Every block of data in a dedup'ed filesystem can end up having an entry in a database known as the DDT (DeDupe Table). DDT entries need RAM. It is not uncommon for DDT's to grow to sizes larger than available RAM on zpools that aren't even that large (couple of TB's). If the hits against the DDT aren't being serviced primarily from RAM (or fast SSD configured as L2ARC), performance quickly drops to abysmal levels. Because enabling/disabling deduplication within ZFS doesn't actually do anything to the data already committed on disk, it recommended that you do not enable deduplication without a full understanding of its RAM and caching requirements.

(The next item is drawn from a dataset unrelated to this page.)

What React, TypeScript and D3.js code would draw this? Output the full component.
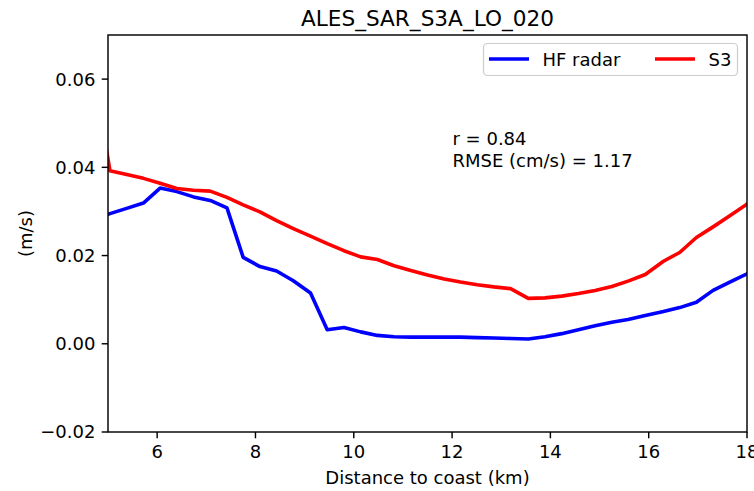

You will be hard-pressed to get rid of it later after you have many terabytes of deduplicated data already written to disk and discover you need more RAM and/or cache; i.e., plan your cache and RAM needs around how much total deduplicated data you expect to have.

 

A general rule of thumb is to provide at least 2 GB of DDT per TB of deduplicated data (actual results will vary based on how much duplication of data you actually have).

 

Please note that the DDT tables require RAM beyond whatever you need for caching of data, so be sure to take this into account (RAM is very affordable these days, so get more than you think you may need to be on the safe side).

 

Extremely Large Destroy Operations - When you destroy large filesystems, snapshots and cloned filesystems (e.g., in excess of a terabyte), the data is not immediately deleted - it is scheduled for background deletion processing.  The deletion process touches many metadata blocks, and in a heavily deduplicated pool, must also look up and update the DDT to ensure the block reference counts are properly maintained.  This results in a significant amount of additional I/O, which can impact the total IOPS available for production workloads.

 

For best results, schedule large destroy operations for after hours or weekends so those deletion processing IOPS will not impact the IOPS available for normal business day operations.